▶ Your goal
Return the material exactly as supplied, apart from the pictures, which are omitted.

----- Recorded information -----

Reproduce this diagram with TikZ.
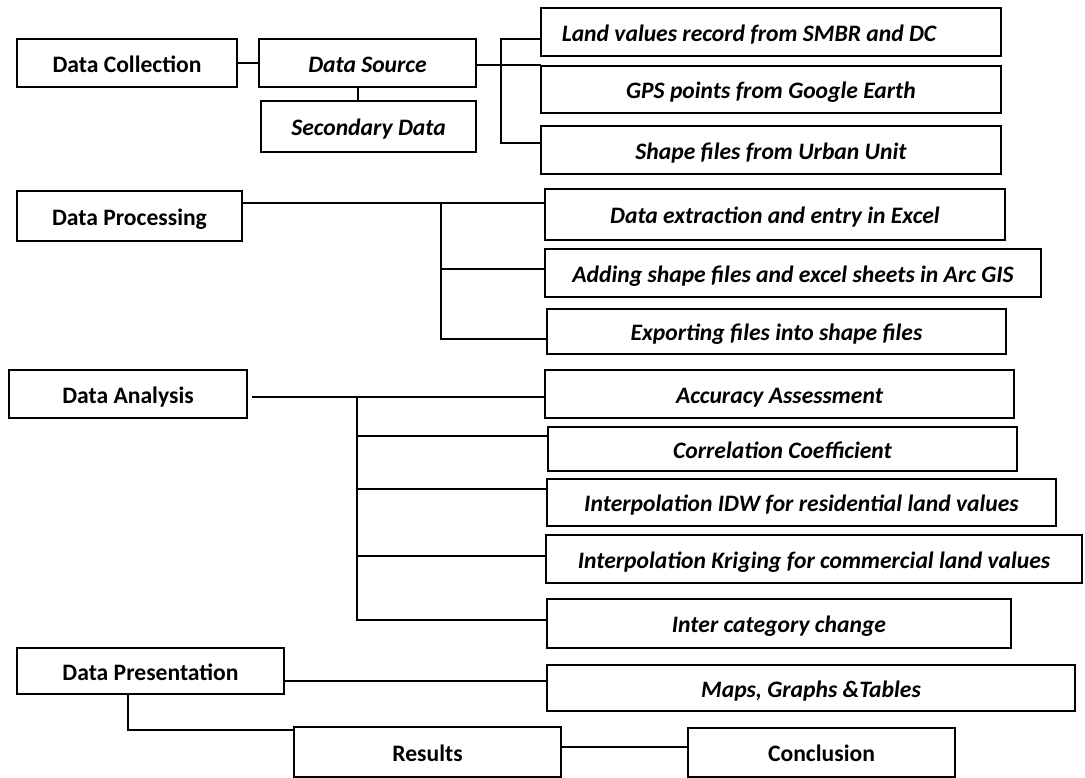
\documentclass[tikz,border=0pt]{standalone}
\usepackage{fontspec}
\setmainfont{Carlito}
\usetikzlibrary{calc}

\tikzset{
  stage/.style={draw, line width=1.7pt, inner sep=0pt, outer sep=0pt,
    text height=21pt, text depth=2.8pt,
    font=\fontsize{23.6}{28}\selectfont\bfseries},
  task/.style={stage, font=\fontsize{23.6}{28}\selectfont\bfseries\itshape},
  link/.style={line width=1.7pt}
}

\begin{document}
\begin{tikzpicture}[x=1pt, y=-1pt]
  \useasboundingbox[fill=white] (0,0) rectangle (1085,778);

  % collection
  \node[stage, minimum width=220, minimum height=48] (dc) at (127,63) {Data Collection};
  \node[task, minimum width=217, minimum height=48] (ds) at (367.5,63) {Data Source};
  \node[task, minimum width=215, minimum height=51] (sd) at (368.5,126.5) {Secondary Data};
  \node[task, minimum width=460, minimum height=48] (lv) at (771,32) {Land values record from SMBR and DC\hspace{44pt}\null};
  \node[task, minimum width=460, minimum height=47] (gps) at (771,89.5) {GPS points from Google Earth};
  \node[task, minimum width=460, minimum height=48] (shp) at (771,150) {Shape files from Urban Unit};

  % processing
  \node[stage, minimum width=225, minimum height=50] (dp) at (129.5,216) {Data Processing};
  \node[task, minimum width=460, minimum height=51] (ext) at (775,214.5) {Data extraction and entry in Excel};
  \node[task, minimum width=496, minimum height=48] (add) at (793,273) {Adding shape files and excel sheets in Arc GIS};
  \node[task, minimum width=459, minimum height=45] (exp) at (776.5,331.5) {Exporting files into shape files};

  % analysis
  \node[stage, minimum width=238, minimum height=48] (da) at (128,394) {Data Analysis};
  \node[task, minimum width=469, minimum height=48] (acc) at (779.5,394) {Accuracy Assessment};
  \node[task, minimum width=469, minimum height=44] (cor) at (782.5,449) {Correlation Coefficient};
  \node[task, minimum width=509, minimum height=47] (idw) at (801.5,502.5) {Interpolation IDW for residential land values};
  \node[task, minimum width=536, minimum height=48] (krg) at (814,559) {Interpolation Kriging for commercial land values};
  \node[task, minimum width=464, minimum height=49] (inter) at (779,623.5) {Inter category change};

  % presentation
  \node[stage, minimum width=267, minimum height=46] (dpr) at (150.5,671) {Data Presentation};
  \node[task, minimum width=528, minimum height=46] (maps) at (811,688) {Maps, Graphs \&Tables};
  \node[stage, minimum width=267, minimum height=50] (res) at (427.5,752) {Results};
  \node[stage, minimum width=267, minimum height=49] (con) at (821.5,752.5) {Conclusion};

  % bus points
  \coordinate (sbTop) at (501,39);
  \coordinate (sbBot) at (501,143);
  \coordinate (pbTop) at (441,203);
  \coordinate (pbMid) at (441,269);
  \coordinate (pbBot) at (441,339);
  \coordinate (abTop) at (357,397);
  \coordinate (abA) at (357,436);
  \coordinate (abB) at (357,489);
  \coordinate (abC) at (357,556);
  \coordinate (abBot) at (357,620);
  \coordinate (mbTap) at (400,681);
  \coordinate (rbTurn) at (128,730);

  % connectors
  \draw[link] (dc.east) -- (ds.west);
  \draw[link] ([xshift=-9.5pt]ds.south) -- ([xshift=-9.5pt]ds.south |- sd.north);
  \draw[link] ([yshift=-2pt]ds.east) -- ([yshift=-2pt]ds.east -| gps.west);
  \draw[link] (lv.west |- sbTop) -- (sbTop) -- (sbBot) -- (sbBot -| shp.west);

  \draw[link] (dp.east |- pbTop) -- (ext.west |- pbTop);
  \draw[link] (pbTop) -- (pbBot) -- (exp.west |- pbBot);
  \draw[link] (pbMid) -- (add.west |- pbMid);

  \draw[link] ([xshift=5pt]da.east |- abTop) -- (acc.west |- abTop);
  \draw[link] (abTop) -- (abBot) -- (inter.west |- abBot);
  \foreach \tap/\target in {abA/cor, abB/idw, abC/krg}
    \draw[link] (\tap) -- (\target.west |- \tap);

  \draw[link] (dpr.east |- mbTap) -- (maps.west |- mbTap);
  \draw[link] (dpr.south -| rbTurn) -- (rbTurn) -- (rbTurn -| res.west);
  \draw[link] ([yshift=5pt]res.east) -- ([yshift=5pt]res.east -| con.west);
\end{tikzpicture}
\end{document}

-----

▶ Answer to the problem
Reproduce this diagram with TikZ.
\documentclass[tikz,border=0pt]{standalone}
\usepackage{fontspec}
\setmainfont{Carlito}
\usetikzlibrary{calc}

\tikzset{
  stage/.style={draw, line width=1.7pt, inner sep=0pt, outer sep=0pt,
    text height=21pt, text depth=2.8pt,
    font=\fontsize{23.6}{28}\selectfont\bfseries},
  task/.style={stage, font=\fontsize{23.6}{28}\selectfont\bfseries\itshape},
  link/.style={line width=1.7pt}
}

\begin{document}
\begin{tikzpicture}[x=1pt, y=-1pt]
  \useasboundingbox[fill=white] (0,0) rectangle (1085,778);

  % collection
  \node[stage, minimum width=220, minimum height=48] (dc) at (127,63) {Data Collection};
  \node[task, minimum width=217, minimum height=48] (ds) at (367.5,63) {Data Source};
  \node[task, minimum width=215, minimum height=51] (sd) at (368.5,126.5) {Secondary Data};
  \node[task, minimum width=460, minimum height=48] (lv) at (771,32) {Land values record from SMBR and DC\hspace{44pt}\null};
  \node[task, minimum width=460, minimum height=47] (gps) at (771,89.5) {GPS points from Google Earth};
  \node[task, minimum width=460, minimum height=48] (shp) at (771,150) {Shape files from Urban Unit};

  % processing
  \node[stage, minimum width=225, minimum height=50] (dp) at (129.5,216) {Data Processing};
  \node[task, minimum width=460, minimum height=51] (ext) at (775,214.5) {Data extraction and entry in Excel};
  \node[task, minimum width=496, minimum height=48] (add) at (793,273) {Adding shape files and excel sheets in Arc GIS};
  \node[task, minimum width=459, minimum height=45] (exp) at (776.5,331.5) {Exporting files into shape files};

  % analysis
  \node[stage, minimum width=238, minimum height=48] (da) at (128,394) {Data Analysis};
  \node[task, minimum width=469, minimum height=48] (acc) at (779.5,394) {Accuracy Assessment};
  \node[task, minimum width=469, minimum height=44] (cor) at (782.5,449) {Correlation Coefficient};
  \node[task, minimum width=509, minimum height=47] (idw) at (801.5,502.5) {Interpolation IDW for residential land values};
  \node[task, minimum width=536, minimum height=48] (krg) at (814,559) {Interpolation Kriging for commercial land values};
  \node[task, minimum width=464, minimum height=49] (inter) at (779,623.5) {Inter category change};

  % presentation
  \node[stage, minimum width=267, minimum height=46] (dpr) at (150.5,671) {Data Presentation};
  \node[task, minimum width=528, minimum height=46] (maps) at (811,688) {Maps, Graphs \&Tables};
  \node[stage, minimum width=267, minimum height=50] (res) at (427.5,752) {Results};
  \node[stage, minimum width=267, minimum height=49] (con) at (821.5,752.5) {Conclusion};

  % bus points
  \coordinate (sbTop) at (501,39);
  \coordinate (sbBot) at (501,143);
  \coordinate (pbTop) at (441,203);
  \coordinate (pbMid) at (441,269);
  \coordinate (pbBot) at (441,339);
  \coordinate (abTop) at (357,397);
  \coordinate (abA) at (357,436);
  \coordinate (abB) at (357,489);
  \coordinate (abC) at (357,556);
  \coordinate (abBot) at (357,620);
  \coordinate (mbTap) at (400,681);
  \coordinate (rbTurn) at (128,730);

  % connectors
  \draw[link] (dc.east) -- (ds.west);
  \draw[link] ([xshift=-9.5pt]ds.south) -- ([xshift=-9.5pt]ds.south |- sd.north);
  \draw[link] ([yshift=-2pt]ds.east) -- ([yshift=-2pt]ds.east -| gps.west);
  \draw[link] (lv.west |- sbTop) -- (sbTop) -- (sbBot) -- (sbBot -| shp.west);

  \draw[link] (dp.east |- pbTop) -- (ext.west |- pbTop);
  \draw[link] (pbTop) -- (pbBot) -- (exp.west |- pbBot);
  \draw[link] (pbMid) -- (add.west |- pbMid);

  \draw[link] ([xshift=5pt]da.east |- abTop) -- (acc.west |- abTop);
  \draw[link] (abTop) -- (abBot) -- (inter.west |- abBot);
  \foreach \tap/\target in {abA/cor, abB/idw, abC/krg}
    \draw[link] (\tap) -- (\target.west |- \tap);

  \draw[link] (dpr.east |- mbTap) -- (maps.west |- mbTap);
  \draw[link] (dpr.south -| rbTurn) -- (rbTurn) -- (rbTurn -| res.west);
  \draw[link] ([yshift=5pt]res.east) -- ([yshift=5pt]res.east -| con.west);
\end{tikzpicture}
\end{document}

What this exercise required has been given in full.